── Records shown ──
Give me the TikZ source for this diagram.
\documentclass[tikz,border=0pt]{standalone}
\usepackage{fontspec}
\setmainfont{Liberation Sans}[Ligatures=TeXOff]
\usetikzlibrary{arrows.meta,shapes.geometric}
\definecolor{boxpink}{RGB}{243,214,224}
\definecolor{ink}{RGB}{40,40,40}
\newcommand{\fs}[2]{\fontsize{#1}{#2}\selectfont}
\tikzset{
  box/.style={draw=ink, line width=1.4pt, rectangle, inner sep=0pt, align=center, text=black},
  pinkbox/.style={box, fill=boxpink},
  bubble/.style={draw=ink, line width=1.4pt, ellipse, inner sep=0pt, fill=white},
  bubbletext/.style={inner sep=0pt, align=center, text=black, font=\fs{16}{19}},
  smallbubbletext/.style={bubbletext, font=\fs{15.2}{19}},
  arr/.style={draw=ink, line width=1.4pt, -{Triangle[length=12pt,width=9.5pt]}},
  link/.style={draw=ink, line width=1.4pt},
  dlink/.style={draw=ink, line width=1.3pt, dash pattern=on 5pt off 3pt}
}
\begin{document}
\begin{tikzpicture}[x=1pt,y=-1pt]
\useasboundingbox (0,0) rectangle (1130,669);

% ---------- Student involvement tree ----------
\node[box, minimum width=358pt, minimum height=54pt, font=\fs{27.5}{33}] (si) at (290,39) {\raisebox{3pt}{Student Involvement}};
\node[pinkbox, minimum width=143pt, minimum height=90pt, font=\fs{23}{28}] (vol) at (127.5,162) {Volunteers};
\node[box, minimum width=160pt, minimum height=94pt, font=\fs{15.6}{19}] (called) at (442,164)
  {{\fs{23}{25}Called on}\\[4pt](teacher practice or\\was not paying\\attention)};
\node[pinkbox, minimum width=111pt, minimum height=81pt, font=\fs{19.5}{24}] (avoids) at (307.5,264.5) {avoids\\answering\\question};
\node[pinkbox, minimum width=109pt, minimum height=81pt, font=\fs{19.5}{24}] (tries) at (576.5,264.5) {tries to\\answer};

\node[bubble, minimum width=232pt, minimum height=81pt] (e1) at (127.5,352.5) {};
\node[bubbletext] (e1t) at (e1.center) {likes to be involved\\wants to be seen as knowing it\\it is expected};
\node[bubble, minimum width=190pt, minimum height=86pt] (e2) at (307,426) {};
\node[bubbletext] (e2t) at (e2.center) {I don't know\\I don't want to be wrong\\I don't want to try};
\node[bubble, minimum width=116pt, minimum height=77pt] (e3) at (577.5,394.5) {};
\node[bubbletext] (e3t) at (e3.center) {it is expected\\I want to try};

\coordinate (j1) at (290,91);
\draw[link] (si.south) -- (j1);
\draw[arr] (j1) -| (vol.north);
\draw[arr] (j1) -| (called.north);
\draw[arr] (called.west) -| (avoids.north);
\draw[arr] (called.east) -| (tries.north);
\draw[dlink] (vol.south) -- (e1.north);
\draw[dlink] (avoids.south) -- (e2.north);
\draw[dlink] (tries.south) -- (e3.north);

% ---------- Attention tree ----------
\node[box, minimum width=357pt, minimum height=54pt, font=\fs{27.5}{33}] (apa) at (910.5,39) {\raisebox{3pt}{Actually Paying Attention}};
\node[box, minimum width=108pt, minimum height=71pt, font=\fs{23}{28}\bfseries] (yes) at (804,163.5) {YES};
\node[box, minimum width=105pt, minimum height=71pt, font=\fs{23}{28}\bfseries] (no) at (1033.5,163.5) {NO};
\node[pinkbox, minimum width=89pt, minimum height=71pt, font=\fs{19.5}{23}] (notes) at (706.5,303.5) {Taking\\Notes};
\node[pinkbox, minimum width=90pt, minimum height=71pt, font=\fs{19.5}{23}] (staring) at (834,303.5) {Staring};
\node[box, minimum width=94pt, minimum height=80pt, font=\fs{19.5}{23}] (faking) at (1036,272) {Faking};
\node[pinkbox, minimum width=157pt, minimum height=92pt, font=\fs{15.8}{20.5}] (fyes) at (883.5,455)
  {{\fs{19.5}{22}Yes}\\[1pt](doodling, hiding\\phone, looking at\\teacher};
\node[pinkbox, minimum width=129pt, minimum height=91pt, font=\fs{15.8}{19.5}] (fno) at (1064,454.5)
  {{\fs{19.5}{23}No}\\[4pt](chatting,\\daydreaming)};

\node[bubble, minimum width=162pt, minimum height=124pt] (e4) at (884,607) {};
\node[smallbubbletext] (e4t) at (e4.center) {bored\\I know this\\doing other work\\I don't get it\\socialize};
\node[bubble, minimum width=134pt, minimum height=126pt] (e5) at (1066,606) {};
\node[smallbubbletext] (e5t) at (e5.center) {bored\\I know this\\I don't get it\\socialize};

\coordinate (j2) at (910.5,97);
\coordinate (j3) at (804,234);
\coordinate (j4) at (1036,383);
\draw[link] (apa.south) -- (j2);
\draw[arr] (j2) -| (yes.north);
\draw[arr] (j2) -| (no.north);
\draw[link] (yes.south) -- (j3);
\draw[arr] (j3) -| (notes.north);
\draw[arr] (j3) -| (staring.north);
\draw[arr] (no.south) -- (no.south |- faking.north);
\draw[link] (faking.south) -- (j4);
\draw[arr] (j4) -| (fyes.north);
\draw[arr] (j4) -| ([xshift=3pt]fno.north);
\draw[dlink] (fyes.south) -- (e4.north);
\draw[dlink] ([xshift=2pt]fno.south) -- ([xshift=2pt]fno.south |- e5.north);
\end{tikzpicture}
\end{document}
───
── Records shown ──
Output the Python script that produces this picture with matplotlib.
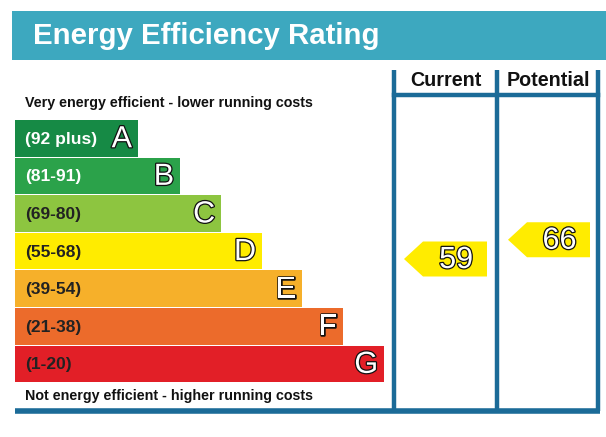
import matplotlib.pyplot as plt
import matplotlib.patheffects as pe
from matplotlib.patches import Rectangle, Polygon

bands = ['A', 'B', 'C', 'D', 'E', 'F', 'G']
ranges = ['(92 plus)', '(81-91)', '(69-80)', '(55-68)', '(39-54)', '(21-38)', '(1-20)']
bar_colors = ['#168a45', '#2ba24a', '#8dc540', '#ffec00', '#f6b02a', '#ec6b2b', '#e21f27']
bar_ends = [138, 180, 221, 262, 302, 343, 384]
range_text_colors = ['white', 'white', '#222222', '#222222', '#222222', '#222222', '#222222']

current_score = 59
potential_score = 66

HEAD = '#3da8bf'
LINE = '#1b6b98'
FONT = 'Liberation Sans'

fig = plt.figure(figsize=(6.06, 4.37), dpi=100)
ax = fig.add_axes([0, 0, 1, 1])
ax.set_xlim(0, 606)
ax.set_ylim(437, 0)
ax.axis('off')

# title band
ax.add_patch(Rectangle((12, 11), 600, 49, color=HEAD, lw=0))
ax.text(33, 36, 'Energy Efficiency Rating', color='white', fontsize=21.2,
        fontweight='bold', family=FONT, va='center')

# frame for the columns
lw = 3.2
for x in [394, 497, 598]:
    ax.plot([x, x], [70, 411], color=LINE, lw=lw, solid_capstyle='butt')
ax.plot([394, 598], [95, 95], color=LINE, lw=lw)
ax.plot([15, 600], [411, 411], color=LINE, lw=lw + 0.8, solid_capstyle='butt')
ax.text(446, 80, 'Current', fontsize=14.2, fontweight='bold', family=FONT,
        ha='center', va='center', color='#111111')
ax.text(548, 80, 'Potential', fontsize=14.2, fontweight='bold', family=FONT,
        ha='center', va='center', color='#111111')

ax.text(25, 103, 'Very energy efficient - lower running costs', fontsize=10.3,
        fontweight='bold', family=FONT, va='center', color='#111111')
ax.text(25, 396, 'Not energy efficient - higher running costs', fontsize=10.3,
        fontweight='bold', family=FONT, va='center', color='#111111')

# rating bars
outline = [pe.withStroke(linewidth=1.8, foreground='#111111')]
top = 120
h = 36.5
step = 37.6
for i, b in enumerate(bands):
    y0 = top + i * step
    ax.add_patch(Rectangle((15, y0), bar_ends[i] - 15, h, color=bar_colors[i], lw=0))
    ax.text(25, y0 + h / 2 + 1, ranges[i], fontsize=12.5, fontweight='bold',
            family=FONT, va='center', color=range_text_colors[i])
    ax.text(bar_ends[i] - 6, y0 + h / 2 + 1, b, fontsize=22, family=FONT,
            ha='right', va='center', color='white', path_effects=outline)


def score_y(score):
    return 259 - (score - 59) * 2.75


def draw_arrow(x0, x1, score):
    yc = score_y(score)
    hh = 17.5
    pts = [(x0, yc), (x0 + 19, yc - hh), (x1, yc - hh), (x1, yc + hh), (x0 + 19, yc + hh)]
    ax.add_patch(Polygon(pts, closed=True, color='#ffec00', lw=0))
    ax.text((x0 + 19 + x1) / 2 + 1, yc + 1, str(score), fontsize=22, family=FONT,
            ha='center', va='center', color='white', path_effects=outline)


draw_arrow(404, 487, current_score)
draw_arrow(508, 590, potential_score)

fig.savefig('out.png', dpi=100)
───
— Objective —
Each line in the data that holds the string "matplotlib" should be found and copied.

— Answer to this task —
Output the Python script that produces this picture with matplotlib.
import matplotlib.pyplot as plt
import matplotlib.patheffects as pe
from matplotlib.patches import Rectangle, Polygon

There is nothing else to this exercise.